If the type of a variable depends on runtime characteristics, then
they are dynamically typed.

It can indeed be claimed that all variables in a dynamically-typed
language are statically the sum of all types, but the choice of which
type it is in particular remains dynamic, so it's nothing but an
implementation detail for a static representation.



> Second, I mentioned Lisp to provide an example of useful functionality
> that C++ lacks and which can only be implemented by using runtime
> argument types.

Yet you tried to pass that as a functionality of functional
programming.


>
> >The best way to do multiple dispatch is certainly to use dynamic
> >typing.
>
> Again with the "dynamic" ... you meant "runtime".

I meant what I said.
Maybe we don't use the same definition, but there seems to be no clear
and agreed-upon definition of such things anyway.


> >CLOS does it very nicely.
>
> Yes. And so could C++ if it cared to.

As I said, Lisp is dynamically typed, and that makes things entirely
different.
As you said yourself, this is the same as having a type that is the
sum of all possible types. This is what variant is (or can be), but it
doesn't -- and never will -- integrate fully with the language: you
need to tag objects beforehand. That's because C++ is not dynamically
typed, even if it does have some of that as part of OOP/virtual
functions/rtti (which I'm sure you will not consider dynamic typing at
all, after all it's just /runtime/ binding), which is more of a bad
paradigm than anything else.


> >You don't seem to understand what I was talking about, ...
>
> I understand exactly what you are talking about.

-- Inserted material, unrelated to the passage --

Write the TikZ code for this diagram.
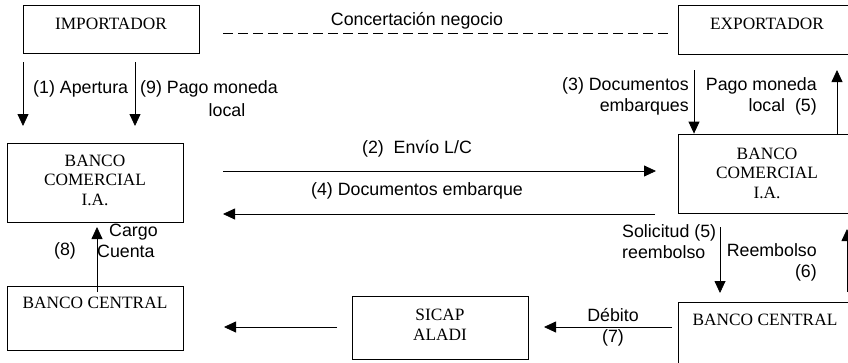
\documentclass[tikz,border=0pt]{standalone}
\usepackage{fontspec}
\setmainfont{Liberation Serif}
\newfontfamily\arialf{Liberation Sans}
\usetikzlibrary{arrows.meta}
\begin{document}
\begin{tikzpicture}[x=1pt,y=-1pt,
  box/.style={draw,line width=0.8pt,inner sep=0pt},
  btext/.style={font=\fontsize{17.3}{19.5}\selectfont,align=center,inner sep=0pt},
  lbl/.style={font=\arialf\fontsize{17.8}{21}\selectfont,inner sep=0pt},
  arr/.style={line width=0.8pt,-{Triangle[length=12pt,width=11pt]}},
  dashline/.style={line width=0.8pt,dash pattern=on 10pt off 5pt}]
\useasboundingbox (0,0) rectangle (848,362);
% boxes
\node[box,minimum width=176pt,minimum height=48pt] (imp) at (111,29) {};
\node[box,minimum width=172pt,minimum height=49pt] (exp) at (764,29.5) {};
\node[box,minimum width=176pt,minimum height=79pt] (bcl) at (95,182.5) {};
\node[box,minimum width=172pt,minimum height=79pt] (bcr) at (764,173.5) {};
\node[box,minimum width=176pt,minimum height=64pt] (cbl) at (95,318) {};
\node[box,minimum width=172pt,minimum height=68pt] (cbr) at (764,336) {};
\node[box,minimum width=176pt,minimum height=63pt] (sic) at (440,327.5) {};
% box texts
\node[btext] (timp) at (111,24) {IMPORTADOR};
\node[btext] (texp) at (767,24) {EXPORTADOR};
\node[btext] (tbcl) at (95,180) {BANCO\\COMERCIAL\\I.A.};
\node[btext] (tbcr) at (767,173) {BANCO\\COMERCIAL\\I.A.};
\node[btext] (tcbl) at (95,303) {BANCO CENTRAL};
\node[btext] (tcbr) at (765,320) {BANCO CENTRAL};
\node[btext] (tsic) at (440,325) {SICAP\\ALADI};
% dashed line
\coordinate (d1) at (223,33);
\coordinate (d2) at (668,33);
\draw[dashline] (d1) -- (d2);
\node[lbl] (conc) at (417,21) {Concertación negocio};
% importador arrows
\coordinate (a1s) at (23,62); \coordinate (a1e) at (23,126);
\coordinate (a9s) at (135,62); \coordinate (a9e) at (135,126);
\draw[arr] (a1s) -- (a1e);
\draw[arr] (a9s) -- (a9e);
\node[lbl,anchor=west] (l1) at (33,89) {(1) Apertura};
\node[lbl,anchor=west] (l9) at (140,89) {(9) Pago moneda};
\node[lbl] (l9b) at (227,110) {local};
% horizontal arrows
\coordinate (h2s) at (223,171); \coordinate (h2e) at (656,171);
\coordinate (h4s) at (655,214); \coordinate (h4e) at (223,214);
\draw[arr] (h2s) -- (h2e);
\draw[arr] (h4s) -- (h4e);
\node[lbl] (l2) at (417,149) {(2)\ \ Envío L/C};
\node[lbl] (l4) at (417,191) {(4) Documentos embarque};
% exporter side arrows
\coordinate (a3s) at (694,70);
\draw[arr] (a3s) -- (a3s |- bcr.north);
\coordinate (a5e) at (837,70);
\draw[arr] (a5e |- bcr.north) -- (a5e);
\node[lbl,anchor=east,align=right] (l3) at (689,96.5) {(3) Documentos\\embarques};
\node[lbl,anchor=east,align=right] (l5) at (817,96.5) {Pago moneda\\local\ \ (5)};
% reembolso
\coordinate (r5s) at (720,227); \coordinate (r5e) at (720,293);
\draw[arr] (r5s) -- (r5e);
\coordinate (r6s) at (847,292); \coordinate (r6e) at (847,229);
\draw[arr] (r6s) -- (r6e);
\node[lbl,anchor=west,align=left] (ls) at (622,242) {Solicitud (5)\\reembolso};
\node[lbl,anchor=east,align=right] (lr) at (817,262.5) {Reembolso\\(6)};
% debito
\coordinate (d7s) at (672,327); \coordinate (d7e) at (544,327);
\draw[arr] (d7s) -- (d7e);
\node[lbl] (ld) at (613,315) {Débito};
\node[lbl] (l7) at (613,338) {(7)};
\coordinate (ssx) at (337,327); \coordinate (sse) at (224,327);
\draw[arr] (ssx) -- (sse);
% cargo cuenta
\coordinate (c8s) at (97,292); \coordinate (c8e) at (97,227);
\draw[arr] (c8s) -- (c8e);
\node[lbl,anchor=west] (lc1) at (109,232) {Cargo};
\node[lbl,anchor=west] (lc2) at (97,251) {Cuenta};
\node[lbl] (l8) at (65,251) {(8)};
\end{tikzpicture}
\end{document}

Yet I'm convinced you don't and don't even want to try to -- since
you're convinced you know better, after all how more complicated than
Lisp or Smalltalk can C++ be? --, which means I will stop
participating here.


> I'm disagreeing with
> your assertion that it is irrelevant to C++ programming and also with
> your assertion that the visitor pattern using Boost::variant is a
> reasonable implementation. I will agree it is AN implementation.

C++ is powerful enough that it doesn't need every craziness built into
the language, as you can express any sub-language as a library
(remember that domain-specific embedded language thing?).


> Patterns (in the Gang-of-4 sense) exist primarily to compensate for
> the lack of ability of a language to efficiently or elegantly express
> something that many of its developers consider important.
>
> The "visitor" pattern [...]

This has nothing to do, at all, with the Gang-of-4 visitor. Please,
let's stay away from this horror.


> I'm not disputing the existence of this ABI ... I am disputing your
> assertion that it is an "industry standard". I have no doubt that the
> coalition would like it to be a standard, but it is quite likely only
> ever to be used for x86.

For example, I believe this ABI is used at a high-level into GCC, and
is thus applied to all its backends, which comprise all the
architectures that ever mattered.
Most other major compilers do the same.